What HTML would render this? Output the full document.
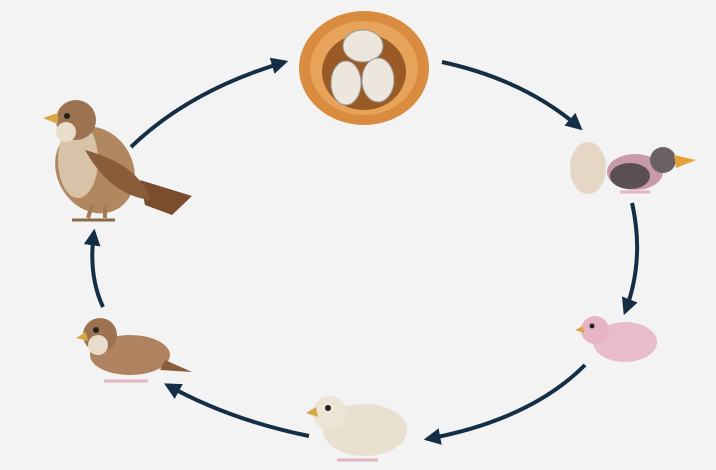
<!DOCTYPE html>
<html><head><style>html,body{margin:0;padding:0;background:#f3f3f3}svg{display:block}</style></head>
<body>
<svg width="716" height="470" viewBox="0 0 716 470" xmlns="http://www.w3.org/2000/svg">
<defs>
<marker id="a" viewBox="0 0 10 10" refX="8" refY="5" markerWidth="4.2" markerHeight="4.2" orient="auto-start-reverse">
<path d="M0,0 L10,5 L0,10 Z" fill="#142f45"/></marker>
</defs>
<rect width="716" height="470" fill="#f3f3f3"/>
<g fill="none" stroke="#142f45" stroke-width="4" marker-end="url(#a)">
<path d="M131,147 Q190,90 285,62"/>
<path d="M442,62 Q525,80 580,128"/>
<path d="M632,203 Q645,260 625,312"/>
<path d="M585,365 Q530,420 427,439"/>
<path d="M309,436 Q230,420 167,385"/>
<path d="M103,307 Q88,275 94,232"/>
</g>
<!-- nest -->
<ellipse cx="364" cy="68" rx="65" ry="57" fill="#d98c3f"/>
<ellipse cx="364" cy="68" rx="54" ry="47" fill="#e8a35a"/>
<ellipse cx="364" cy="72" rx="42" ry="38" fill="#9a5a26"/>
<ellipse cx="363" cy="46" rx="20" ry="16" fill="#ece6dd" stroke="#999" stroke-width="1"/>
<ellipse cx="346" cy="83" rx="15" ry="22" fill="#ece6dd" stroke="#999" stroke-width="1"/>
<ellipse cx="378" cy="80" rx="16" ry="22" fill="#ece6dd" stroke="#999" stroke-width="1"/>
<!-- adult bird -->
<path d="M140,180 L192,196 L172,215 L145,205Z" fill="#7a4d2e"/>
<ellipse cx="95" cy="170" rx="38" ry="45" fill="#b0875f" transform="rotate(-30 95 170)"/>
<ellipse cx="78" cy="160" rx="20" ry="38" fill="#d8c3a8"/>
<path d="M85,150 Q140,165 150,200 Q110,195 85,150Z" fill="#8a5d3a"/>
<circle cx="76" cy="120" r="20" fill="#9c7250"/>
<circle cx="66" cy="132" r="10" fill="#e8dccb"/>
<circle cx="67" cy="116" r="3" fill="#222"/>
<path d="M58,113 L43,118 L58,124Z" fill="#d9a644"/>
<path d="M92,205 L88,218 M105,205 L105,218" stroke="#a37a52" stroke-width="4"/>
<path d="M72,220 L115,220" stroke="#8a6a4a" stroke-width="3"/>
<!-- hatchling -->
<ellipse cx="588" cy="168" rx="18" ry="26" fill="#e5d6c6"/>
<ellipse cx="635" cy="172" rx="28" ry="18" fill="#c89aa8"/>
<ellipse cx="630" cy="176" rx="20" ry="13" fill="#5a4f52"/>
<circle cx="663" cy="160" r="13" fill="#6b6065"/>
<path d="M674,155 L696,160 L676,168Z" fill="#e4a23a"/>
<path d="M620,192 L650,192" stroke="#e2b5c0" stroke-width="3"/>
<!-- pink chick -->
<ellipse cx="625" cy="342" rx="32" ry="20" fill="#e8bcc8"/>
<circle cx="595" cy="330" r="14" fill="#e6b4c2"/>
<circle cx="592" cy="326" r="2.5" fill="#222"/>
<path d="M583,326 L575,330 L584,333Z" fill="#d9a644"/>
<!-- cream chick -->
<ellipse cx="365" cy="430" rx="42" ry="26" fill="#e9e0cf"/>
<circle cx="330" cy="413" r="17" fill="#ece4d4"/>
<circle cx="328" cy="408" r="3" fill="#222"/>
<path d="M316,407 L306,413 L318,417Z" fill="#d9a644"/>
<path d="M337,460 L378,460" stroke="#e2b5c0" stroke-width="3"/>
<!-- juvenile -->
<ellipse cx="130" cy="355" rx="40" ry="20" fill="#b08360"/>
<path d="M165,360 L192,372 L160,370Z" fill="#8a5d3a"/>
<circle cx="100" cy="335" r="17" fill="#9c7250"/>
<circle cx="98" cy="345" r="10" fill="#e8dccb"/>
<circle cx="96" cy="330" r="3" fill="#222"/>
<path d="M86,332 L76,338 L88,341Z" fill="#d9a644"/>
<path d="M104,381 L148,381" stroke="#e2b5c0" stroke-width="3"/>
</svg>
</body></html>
...
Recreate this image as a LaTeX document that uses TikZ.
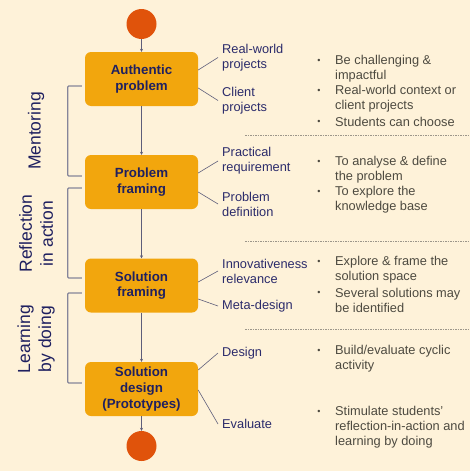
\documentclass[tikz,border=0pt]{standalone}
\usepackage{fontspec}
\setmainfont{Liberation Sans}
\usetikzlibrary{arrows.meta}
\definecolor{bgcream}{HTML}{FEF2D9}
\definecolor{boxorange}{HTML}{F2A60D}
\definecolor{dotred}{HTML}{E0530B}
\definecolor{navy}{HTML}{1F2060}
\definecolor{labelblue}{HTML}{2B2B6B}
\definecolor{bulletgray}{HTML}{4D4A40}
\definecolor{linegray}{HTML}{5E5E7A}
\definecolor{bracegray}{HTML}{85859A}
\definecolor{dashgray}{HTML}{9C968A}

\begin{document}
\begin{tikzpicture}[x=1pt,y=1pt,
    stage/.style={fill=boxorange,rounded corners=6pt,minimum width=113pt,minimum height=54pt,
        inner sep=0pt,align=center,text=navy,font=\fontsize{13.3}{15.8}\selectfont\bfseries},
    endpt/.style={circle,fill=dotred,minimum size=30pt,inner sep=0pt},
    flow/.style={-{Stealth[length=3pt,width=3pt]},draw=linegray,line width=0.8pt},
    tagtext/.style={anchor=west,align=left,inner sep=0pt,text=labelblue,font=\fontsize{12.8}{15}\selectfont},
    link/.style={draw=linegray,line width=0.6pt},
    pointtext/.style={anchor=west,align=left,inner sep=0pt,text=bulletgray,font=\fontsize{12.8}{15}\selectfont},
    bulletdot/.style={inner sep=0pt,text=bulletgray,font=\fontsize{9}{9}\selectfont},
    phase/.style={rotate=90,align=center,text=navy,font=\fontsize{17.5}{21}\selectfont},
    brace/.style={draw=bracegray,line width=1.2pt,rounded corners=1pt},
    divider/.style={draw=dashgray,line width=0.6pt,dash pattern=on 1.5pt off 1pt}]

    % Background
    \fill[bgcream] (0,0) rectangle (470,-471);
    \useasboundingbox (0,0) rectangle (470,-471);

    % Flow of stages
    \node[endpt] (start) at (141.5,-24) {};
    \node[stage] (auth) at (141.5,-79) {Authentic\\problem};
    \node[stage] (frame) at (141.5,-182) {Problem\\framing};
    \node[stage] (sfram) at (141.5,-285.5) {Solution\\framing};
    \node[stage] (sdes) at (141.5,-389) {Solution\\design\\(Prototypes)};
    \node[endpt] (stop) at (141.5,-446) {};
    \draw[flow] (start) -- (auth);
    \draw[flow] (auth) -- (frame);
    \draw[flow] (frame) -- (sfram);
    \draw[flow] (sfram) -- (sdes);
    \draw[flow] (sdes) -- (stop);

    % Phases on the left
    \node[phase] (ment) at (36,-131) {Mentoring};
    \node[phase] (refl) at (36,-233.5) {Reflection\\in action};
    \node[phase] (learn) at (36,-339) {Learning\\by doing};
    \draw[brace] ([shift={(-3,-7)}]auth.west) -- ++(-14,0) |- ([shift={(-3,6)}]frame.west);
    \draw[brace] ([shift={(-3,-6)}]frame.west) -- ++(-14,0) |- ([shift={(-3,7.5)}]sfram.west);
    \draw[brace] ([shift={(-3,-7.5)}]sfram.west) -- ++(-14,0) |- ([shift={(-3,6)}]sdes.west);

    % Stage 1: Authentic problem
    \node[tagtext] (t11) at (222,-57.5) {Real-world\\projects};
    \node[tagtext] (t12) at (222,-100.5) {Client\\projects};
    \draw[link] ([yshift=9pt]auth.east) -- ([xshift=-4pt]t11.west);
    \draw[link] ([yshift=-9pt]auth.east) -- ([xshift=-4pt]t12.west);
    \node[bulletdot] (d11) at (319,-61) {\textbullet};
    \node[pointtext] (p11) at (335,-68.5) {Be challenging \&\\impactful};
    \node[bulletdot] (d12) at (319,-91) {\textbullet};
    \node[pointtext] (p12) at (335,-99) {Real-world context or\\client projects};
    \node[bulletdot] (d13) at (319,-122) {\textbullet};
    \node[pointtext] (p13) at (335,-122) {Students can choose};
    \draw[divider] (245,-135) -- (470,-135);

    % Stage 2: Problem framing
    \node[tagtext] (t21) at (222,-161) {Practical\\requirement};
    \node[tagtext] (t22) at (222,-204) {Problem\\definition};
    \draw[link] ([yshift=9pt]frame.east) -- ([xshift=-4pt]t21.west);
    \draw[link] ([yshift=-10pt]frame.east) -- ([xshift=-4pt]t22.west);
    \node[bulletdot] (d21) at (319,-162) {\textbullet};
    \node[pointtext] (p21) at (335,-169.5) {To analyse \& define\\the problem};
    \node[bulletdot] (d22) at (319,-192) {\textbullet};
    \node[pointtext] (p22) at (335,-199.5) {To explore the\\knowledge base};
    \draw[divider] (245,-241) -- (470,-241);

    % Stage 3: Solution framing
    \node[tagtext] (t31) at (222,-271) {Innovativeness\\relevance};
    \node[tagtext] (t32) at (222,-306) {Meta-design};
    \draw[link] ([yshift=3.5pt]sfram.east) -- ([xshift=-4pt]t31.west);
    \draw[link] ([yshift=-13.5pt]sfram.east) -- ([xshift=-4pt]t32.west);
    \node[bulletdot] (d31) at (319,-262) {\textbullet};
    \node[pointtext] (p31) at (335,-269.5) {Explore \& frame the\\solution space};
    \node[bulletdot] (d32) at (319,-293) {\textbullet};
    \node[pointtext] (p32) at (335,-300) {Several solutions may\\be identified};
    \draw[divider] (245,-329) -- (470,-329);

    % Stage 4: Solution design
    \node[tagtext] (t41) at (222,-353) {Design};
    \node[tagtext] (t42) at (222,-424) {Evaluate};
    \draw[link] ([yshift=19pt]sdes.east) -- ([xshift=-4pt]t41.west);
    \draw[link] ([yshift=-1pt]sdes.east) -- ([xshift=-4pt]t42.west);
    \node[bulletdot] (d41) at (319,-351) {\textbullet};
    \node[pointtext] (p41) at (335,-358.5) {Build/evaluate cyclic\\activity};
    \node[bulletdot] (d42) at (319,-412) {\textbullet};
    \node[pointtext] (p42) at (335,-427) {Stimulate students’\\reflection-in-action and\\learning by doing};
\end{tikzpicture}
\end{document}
--
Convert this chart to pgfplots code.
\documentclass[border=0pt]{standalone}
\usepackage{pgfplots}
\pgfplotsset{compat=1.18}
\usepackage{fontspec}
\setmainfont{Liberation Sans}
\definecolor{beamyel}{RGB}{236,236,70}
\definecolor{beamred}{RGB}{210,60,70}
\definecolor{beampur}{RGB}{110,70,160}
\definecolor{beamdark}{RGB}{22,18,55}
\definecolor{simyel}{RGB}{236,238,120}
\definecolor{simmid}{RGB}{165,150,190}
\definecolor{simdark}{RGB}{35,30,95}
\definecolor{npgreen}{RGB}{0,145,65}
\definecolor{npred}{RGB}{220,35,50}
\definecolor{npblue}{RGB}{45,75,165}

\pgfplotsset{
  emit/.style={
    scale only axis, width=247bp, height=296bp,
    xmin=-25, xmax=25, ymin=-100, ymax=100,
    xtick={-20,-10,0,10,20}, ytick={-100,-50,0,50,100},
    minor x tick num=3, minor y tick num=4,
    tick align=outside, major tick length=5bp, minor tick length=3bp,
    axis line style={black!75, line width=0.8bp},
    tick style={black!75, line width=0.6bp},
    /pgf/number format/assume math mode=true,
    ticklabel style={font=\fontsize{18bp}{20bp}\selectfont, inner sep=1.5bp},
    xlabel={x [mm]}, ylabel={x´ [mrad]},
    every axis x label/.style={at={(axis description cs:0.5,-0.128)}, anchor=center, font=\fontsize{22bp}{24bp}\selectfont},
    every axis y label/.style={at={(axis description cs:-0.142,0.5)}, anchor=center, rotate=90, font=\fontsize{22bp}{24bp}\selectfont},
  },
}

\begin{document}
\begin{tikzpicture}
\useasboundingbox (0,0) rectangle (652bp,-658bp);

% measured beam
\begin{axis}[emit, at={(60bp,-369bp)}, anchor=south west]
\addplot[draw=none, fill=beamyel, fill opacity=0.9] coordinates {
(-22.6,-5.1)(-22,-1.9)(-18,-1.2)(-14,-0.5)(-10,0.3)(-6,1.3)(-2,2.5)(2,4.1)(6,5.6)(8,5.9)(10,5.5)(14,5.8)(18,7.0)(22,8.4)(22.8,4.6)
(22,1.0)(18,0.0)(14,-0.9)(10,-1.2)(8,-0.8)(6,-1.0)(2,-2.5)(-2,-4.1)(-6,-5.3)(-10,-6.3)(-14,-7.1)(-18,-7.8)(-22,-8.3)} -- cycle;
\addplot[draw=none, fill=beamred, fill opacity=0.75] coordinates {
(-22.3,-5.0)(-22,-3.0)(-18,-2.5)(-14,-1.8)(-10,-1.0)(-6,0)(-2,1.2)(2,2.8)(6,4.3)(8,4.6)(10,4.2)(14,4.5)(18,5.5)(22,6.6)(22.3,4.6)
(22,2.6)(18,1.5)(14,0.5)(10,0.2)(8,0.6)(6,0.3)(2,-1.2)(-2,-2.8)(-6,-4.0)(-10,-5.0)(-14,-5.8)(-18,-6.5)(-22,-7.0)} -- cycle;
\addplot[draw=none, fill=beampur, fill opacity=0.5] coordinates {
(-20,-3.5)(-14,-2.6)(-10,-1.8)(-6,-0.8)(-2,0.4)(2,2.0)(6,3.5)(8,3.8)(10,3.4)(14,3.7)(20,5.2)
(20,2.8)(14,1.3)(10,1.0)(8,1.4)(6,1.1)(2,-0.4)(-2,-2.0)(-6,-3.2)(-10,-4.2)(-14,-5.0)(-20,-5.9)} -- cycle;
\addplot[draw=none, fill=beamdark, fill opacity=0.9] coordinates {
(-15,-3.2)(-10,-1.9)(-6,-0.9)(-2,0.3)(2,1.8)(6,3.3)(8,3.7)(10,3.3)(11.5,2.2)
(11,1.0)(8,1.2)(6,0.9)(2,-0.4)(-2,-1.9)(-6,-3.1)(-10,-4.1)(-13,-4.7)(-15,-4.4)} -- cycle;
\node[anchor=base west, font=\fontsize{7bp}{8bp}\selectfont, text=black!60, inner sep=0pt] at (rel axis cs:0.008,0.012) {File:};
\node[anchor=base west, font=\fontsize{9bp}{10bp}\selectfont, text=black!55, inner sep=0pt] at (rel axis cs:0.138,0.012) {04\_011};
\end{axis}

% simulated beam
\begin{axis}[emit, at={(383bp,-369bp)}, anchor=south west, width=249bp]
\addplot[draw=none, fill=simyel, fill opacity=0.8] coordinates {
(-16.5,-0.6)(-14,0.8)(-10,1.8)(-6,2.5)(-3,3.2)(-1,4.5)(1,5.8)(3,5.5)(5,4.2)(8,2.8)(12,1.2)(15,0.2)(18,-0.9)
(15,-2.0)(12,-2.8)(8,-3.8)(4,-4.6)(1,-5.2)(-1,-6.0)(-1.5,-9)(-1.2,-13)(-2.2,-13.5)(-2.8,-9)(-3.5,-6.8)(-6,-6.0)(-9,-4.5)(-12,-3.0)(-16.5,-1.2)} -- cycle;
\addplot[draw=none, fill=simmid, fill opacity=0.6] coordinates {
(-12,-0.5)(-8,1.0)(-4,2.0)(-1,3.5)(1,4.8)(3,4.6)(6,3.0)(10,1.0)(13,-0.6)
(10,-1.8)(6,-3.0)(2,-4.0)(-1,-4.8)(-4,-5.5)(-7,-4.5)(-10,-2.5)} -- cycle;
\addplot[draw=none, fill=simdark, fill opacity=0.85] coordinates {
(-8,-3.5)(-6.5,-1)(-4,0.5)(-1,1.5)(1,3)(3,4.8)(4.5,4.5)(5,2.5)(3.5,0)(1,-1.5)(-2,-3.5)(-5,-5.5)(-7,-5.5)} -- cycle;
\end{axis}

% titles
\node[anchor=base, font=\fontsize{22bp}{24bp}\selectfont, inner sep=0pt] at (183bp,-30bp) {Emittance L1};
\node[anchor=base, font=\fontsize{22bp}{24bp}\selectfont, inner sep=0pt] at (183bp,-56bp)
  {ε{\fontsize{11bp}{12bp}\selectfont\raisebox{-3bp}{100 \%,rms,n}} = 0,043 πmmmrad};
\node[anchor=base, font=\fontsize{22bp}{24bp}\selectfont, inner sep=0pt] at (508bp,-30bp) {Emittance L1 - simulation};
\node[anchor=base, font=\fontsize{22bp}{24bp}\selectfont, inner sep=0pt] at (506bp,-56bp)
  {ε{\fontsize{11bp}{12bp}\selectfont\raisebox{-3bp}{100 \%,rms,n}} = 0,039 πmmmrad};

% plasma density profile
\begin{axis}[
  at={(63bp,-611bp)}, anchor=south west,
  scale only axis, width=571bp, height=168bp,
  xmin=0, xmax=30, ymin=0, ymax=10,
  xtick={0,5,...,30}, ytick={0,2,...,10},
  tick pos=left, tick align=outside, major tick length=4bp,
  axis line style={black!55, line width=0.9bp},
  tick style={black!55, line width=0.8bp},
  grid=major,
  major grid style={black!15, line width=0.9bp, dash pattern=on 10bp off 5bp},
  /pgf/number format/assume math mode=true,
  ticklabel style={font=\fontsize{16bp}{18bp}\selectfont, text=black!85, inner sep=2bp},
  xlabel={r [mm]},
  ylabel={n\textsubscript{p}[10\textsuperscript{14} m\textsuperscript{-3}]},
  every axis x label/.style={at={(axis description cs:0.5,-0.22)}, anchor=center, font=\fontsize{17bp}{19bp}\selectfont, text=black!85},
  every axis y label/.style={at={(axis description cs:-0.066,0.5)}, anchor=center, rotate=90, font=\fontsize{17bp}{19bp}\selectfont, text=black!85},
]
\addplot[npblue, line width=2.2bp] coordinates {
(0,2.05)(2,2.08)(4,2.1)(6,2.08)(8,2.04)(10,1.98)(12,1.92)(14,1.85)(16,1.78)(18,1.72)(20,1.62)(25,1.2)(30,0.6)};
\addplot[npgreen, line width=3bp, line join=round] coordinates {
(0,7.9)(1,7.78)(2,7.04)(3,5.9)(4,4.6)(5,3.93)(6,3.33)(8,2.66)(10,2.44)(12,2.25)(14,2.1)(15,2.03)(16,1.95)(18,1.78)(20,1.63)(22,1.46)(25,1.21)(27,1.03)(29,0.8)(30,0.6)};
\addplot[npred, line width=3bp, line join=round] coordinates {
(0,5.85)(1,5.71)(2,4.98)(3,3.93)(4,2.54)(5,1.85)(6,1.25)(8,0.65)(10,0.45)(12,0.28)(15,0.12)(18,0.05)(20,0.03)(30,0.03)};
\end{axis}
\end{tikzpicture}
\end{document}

▶ [Directive]:
Tally the lines of the listing above that include the word "this". Answer with the number alone.

▶ [Response]:
3